There were many cultural differences experienced in coming to rural Iowa from Siegel's home in Curitiba, a city of about 2 million people in southern Brazil.
The biggest adjustment for him was the climate. "I had never seen snow before. I prefer warmer weather," Siegel said.
So do many Iowans. He happened to come to Iowa during the year with the roughest winter in many years.
He hopes to come back some day to visit. What Siegel expects he will miss most about Iowa is similar to what he misses most about his home. He misses friends and family in Brazil and will miss his friends and host family when he leaves Iowa.
His father, Erico Siegel, drives a taxi in Curitiba, and his mother, Rosana Diniz Siegel, is a homemaker. He has a younger brother, Alison, age 13.
The family make-up is similar here. Mark and Suzanne Lux of rural Cherokee, have a 12-year-old son, Jaden.
When Siegel first arrived, he didn't talk much. He had a fairly good understanding of English but being able to speak it well took some practice.

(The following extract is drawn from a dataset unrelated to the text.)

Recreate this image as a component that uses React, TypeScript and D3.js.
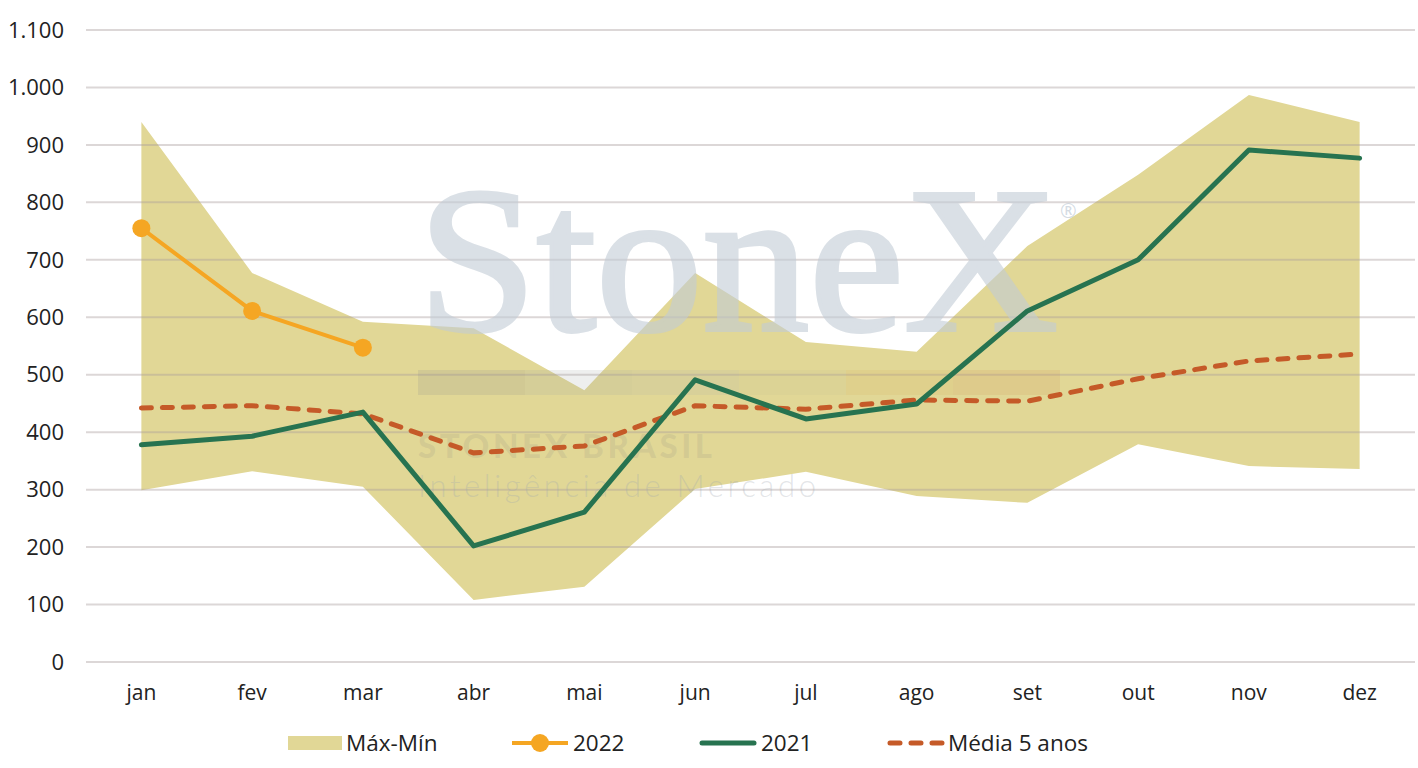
import React, { useEffect, useRef } from "react";
import * as d3 from "d3";

// months (pt-BR)
const months = ["jan", "fev", "mar", "abr", "mai", "jun", "jul", "ago", "set", "out", "nov", "dez"];
const maxValues = [940, 677, 592, 581, 473, 677, 557, 540, 724, 848, 987, 940];
const minValues = [299, 332, 305, 108, 131, 301, 331, 289, 277, 379, 341, 336];
const values2021 = [378, 393, 435, 202, 261, 491, 423, 449, 611, 700, 891, 877];
const values2022 = [755, 611, 547];
const media5 = [442, 446, 432, 364, 376, 446, 440, 456, 454, 493, 524, 536];
const yTicks = [0, 100, 200, 300, 400, 500, 600, 700, 800, 900, 1000, 1100];

const W = 1418;
const H = 768;
const FONT = "'Open Sans', Lato, sans-serif";

const App = () => {
  const ref = useRef<SVGSVGElement>(null);

  useEffect(() => {
    const svg = d3.select(ref.current);
    svg.selectAll("*").remove();

    const x: any = d3.scalePoint().domain(months).range([86, 1415]).padding(0.5);
    const y = d3.scaleLinear().domain([0, 1100]).range([662, 30]);

    // band (max-min)
    const band: any = months.map((m, i) => ({ m, hi: maxValues[i], lo: minValues[i] }));
    const area = d3
      .area()
      .x((d: any) => x(d.m))
      .y0((d: any) => y(d.lo))
      .y1((d: any) => y(d.hi));
    svg.append("path").datum(band).attr("d", area).attr("fill", "#e1d796");

    // grid
    svg
      .append("g")
      .selectAll("line")
      .data(yTicks)
      .join("line")
      .attr("x1", 86)
      .attr("x2", 1415)
      .attr("y1", (d) => y(d))
      .attr("y2", (d) => y(d))
      .attr("stroke", "#a89a9a")
      .attr("stroke-opacity", 0.4)
      .attr("stroke-width", 2);

    // watermark
    const wm = svg.append("g").attr("pointer-events", "none");
    wm.append("g")
      .attr("opacity", 0.6)
      .append("text")
      .text("StoneX")
      .attr("x", 418)
      .attr("y", 330)
      .attr("font-family", "'Liberation Serif', 'DejaVu Serif', serif")
      .attr("font-size", 208)
      .attr("textLength", 640)
      .attr("lengthAdjust", "spacingAndGlyphs")
      .attr("fill", "#c2ccd6")
      .attr("stroke", "#c2ccd6")
      .attr("stroke-width", 4);
    wm.append("text")
      .text("®")
      .attr("x", 1060)
      .attr("y", 218)
      .attr("font-family", FONT)
      .attr("font-size", 20)
      .attr("fill", "#c2ccd6")
      .attr("fill-opacity", 0.7);
    const wmBand = ["#8c8c8c", "#a0a5a0", "#b0b0a8", "#c8c090", "#d8b060", "#d09858"];
    const bandX = d3.scaleBand<number>().domain(d3.range(wmBand.length)).range([418, 1060]);
    wm.append("g")
      .selectAll("rect")
      .data(wmBand)
      .join("rect")
      .attr("x", (_d, i) => bandX(i) as number)
      .attr("y", 370)
      .attr("width", bandX.bandwidth())
      .attr("height", 25)
      .attr("fill", (d) => d)
      .attr("fill-opacity", 0.18);
    wm.append("text")
      .text("STONEX BRASIL")
      .attr("x", 418)
      .attr("y", 458)
      .attr("font-family", "Lato, sans-serif")
      .attr("font-weight", 900)
      .attr("font-size", 33)
      .attr("textLength", 294)
      .attr("fill", "#8a8a80")
      .attr("fill-opacity", 0.17);
    wm.append("text")
      .text("Inteligência de Mercado")
      .attr("x", 418)
      .attr("y", 497)
      .attr("font-family", "Lato, sans-serif")
      .attr("font-weight", 300)
      .attr("font-size", 31)
      .attr("textLength", 398)
      .attr("fill", "#a0a8b0")
      .attr("fill-opacity", 0.3);

    const lineGen = (vals: number[]) =>
      d3
        .line<number>()
        .x((_d, i) => x(months[i]))
        .y((d) => y(d))(vals);

    // média 5 anos
    svg
      .append("path")
      .attr("d", lineGen(media5))
      .attr("fill", "none")
      .attr("stroke", "#c55a28")
      .attr("stroke-width", 5)
      .attr("stroke-dasharray", "10 11")
      .attr("stroke-linecap", "round");

    // 2021
    svg
      .append("path")
      .attr("d", lineGen(values2021))
      .attr("fill", "none")
      .attr("stroke", "#277350")
      .attr("stroke-width", 5)
      .attr("stroke-linejoin", "round")
      .attr("stroke-linecap", "round");

    // 2022
    svg
      .append("path")
      .attr("d", lineGen(values2022))
      .attr("fill", "none")
      .attr("stroke", "#f5a623")
      .attr("stroke-width", 4);
    svg
      .append("g")
      .selectAll("circle")
      .data(values2022)
      .join("circle")
      .attr("cx", (_d, i) => x(months[i]))
      .attr("cy", (d) => y(d))
      .attr("r", 9)
      .attr("fill", "#f5a623");

    // y axis labels
    svg
      .append("g")
      .selectAll("text")
      .data(yTicks)
      .join("text")
      .attr("x", 64)
      .attr("y", (d) => y(d))
      .attr("dy", "0.35em")
      .attr("text-anchor", "end")
      .attr("font-family", FONT)
      .attr("font-size", 22)
      .attr("fill", "#222")
      .text((d) => d3.format(",")(d).replace(/,/g, "."));

    // x axis labels
    svg
      .append("g")
      .selectAll("text")
      .data(months)
      .join("text")
      .attr("x", (d) => x(d))
      .attr("y", 693)
      .attr("dy", "0.35em")
      .attr("text-anchor", "middle")
      .attr("font-family", FONT)
      .attr("font-size", 21)
      .attr("fill", "#222")
      .text((d) => d);

    // legend
    const lg = svg.append("g").attr("font-family", FONT).attr("font-size", 22.5).attr("fill", "#222");
    const ly = 743;
    lg.append("rect").attr("x", 288).attr("y", ly - 7).attr("width", 54).attr("height", 14).attr("fill", "#e1d796");
    lg.append("text").attr("x", 346).attr("y", ly).attr("dy", "0.35em").text("Máx-Mín");

    lg.append("line").attr("x1", 512).attr("x2", 568).attr("y1", ly).attr("y2", ly).attr("stroke", "#f5a623").attr("stroke-width", 4);
    lg.append("circle").attr("cx", 540).attr("cy", ly).attr("r", 9).attr("fill", "#f5a623");
    lg.append("text").attr("x", 573).attr("y", ly).attr("dy", "0.35em").text("2022");

    lg.append("line").attr("x1", 702).attr("x2", 754).attr("y1", ly).attr("y2", ly).attr("stroke", "#277350").attr("stroke-width", 5).attr("stroke-linecap", "round");
    lg.append("text").attr("x", 761).attr("y", ly).attr("dy", "0.35em").text("2021");

    lg.append("line").attr("x1", 890).attr("x2", 944).attr("y1", ly).attr("y2", ly).attr("stroke", "#c55a28").attr("stroke-width", 5).attr("stroke-dasharray", "10 11").attr("stroke-linecap", "round");
    lg.append("text").attr("x", 948).attr("y", ly).attr("dy", "0.35em").text("Média 5 anos");
  }, []);

  return (
    <svg
      ref={ref}
      width={W}
      height={H}
      style={{ position: "absolute", left: 0, top: 0, background: "#fff" }}
    />
  );
};

export default App;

Portuguese is the language of Brazil. Siegel said Portuguese is similar to Spanish and that speakers of Portuguese and speakers of Spanish are generally able to understand each other.
In Brazil, the school day is shorter, with students able to choose between attending in the morning or afternoon. He said the academic difficulty is about the same there as it is here.
Another cultural difference is the difference in food, with Americans eating far more convenience foods than Brazilians do.
Siegel has participated in cross country and track at Washington High School.
When he returns to Brazil, he plans to take high school equivalency exams and will be ready to attend a university in the fall. He will study architecture or engineering.
"I've enjoyed it here," Siegel concluded.